Task instructions: Every line in the data below from the one containing "Generate a component" down to the one containing "Arial, Helvetica, sans-serif';", both included, must be retyped exactly; no other line is to appear.

Figure scripts
*****

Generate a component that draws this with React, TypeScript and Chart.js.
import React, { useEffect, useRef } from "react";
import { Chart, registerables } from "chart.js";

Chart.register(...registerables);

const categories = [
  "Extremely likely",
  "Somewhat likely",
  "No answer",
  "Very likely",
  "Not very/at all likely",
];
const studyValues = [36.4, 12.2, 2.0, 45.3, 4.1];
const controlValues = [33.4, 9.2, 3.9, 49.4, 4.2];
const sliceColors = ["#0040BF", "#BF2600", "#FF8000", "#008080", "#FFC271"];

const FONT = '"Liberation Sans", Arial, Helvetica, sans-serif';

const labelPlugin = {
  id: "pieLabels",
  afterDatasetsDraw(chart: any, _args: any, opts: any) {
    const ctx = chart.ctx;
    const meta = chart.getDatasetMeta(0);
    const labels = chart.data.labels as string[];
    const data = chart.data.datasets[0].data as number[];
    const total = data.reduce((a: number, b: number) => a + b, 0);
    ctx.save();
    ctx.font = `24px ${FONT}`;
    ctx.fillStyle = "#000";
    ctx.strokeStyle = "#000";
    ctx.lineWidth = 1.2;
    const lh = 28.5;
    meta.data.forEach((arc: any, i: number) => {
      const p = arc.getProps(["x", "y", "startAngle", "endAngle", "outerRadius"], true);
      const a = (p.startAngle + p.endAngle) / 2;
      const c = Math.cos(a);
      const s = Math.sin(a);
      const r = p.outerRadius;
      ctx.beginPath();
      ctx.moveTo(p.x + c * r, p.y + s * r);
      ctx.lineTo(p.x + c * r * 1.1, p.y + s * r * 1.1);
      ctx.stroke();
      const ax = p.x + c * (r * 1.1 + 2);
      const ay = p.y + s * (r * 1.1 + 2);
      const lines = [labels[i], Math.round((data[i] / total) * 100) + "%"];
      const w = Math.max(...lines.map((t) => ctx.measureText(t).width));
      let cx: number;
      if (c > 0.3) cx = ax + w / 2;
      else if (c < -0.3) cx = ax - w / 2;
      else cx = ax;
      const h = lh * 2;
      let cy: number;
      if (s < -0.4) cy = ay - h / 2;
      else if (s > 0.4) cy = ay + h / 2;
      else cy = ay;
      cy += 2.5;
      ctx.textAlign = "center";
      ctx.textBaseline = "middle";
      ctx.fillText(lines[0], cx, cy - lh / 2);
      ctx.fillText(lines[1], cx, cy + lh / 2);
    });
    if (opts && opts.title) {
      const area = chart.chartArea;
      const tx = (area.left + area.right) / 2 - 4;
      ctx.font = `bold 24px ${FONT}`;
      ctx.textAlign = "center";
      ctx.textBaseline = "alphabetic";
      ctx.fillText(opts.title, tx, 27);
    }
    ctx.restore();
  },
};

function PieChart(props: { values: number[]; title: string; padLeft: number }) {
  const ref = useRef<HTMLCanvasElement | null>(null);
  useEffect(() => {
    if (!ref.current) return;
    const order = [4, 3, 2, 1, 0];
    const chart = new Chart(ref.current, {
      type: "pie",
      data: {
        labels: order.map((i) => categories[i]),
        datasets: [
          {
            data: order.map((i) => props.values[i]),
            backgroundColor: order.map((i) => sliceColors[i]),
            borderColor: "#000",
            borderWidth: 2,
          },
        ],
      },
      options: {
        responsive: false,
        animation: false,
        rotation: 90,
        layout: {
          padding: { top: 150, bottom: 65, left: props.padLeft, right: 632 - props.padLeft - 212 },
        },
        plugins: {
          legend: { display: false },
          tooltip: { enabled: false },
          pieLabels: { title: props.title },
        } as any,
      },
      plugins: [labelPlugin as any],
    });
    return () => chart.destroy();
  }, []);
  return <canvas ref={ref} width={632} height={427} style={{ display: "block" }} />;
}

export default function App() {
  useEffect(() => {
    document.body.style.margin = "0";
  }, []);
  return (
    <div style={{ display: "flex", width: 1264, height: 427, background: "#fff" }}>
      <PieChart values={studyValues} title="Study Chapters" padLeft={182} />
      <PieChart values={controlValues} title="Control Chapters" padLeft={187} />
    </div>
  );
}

*****

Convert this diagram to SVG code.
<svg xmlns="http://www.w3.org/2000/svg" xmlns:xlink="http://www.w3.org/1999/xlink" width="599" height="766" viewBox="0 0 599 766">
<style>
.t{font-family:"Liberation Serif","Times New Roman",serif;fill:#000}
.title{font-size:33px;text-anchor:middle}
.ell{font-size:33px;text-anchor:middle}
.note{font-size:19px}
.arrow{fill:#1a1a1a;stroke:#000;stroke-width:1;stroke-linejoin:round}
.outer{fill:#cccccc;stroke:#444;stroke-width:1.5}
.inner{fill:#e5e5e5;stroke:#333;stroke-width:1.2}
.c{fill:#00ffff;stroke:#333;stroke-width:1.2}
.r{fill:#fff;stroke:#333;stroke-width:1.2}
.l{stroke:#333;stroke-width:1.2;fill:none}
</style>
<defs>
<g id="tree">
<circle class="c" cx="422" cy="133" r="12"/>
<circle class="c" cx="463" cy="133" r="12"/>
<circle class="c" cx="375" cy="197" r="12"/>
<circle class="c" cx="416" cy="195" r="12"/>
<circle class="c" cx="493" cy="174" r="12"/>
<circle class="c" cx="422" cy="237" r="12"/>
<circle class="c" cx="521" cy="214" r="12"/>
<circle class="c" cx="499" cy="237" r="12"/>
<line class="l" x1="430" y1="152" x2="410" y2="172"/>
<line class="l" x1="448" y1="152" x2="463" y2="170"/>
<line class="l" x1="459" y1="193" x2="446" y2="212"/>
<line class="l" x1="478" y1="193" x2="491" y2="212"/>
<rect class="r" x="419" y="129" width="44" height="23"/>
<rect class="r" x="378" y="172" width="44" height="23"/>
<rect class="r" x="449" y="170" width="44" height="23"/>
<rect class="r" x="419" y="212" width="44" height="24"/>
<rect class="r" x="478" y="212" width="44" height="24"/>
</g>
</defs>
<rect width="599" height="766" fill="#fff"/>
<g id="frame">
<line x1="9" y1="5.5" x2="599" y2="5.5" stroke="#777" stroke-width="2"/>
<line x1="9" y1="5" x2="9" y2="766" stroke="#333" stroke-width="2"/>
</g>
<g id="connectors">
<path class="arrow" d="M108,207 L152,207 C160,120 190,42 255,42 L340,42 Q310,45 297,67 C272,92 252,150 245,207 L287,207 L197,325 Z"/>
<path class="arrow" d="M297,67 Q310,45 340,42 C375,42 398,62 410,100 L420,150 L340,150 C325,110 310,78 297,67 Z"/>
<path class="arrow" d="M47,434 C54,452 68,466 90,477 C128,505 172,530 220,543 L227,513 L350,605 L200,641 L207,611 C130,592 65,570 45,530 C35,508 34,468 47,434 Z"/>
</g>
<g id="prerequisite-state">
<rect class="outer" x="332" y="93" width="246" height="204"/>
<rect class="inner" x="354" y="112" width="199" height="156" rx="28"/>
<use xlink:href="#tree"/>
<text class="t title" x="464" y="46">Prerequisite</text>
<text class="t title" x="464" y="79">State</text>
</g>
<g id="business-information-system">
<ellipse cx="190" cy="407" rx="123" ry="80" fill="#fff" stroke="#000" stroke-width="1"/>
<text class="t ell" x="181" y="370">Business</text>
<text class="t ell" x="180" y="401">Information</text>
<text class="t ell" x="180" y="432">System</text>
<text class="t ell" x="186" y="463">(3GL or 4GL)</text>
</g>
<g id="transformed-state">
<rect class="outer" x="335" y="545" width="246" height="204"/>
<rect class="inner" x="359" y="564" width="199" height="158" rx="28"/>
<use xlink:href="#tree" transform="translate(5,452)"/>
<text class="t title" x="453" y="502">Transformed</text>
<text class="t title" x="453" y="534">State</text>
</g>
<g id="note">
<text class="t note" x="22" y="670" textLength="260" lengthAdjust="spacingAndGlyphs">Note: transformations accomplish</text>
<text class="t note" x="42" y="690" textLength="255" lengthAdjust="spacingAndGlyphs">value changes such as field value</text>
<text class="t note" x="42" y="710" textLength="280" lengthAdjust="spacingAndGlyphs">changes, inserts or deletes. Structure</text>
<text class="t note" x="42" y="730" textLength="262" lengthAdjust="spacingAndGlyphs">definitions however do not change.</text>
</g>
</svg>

*****

Exercise output:
Generate a component that draws this with React, TypeScript and Chart.js.
import React, { useEffect, useRef } from "react";
import { Chart, registerables } from "chart.js";

Chart.register(...registerables);

const categories = [
  "Extremely likely",
  "Somewhat likely",
  "No answer",
  "Very likely",
  "Not very/at all likely",
];
const studyValues = [36.4, 12.2, 2.0, 45.3, 4.1];
const controlValues = [33.4, 9.2, 3.9, 49.4, 4.2];
const sliceColors = ["#0040BF", "#BF2600", "#FF8000", "#008080", "#FFC271"];

const FONT = '"Liberation Sans", Arial, Helvetica, sans-serif';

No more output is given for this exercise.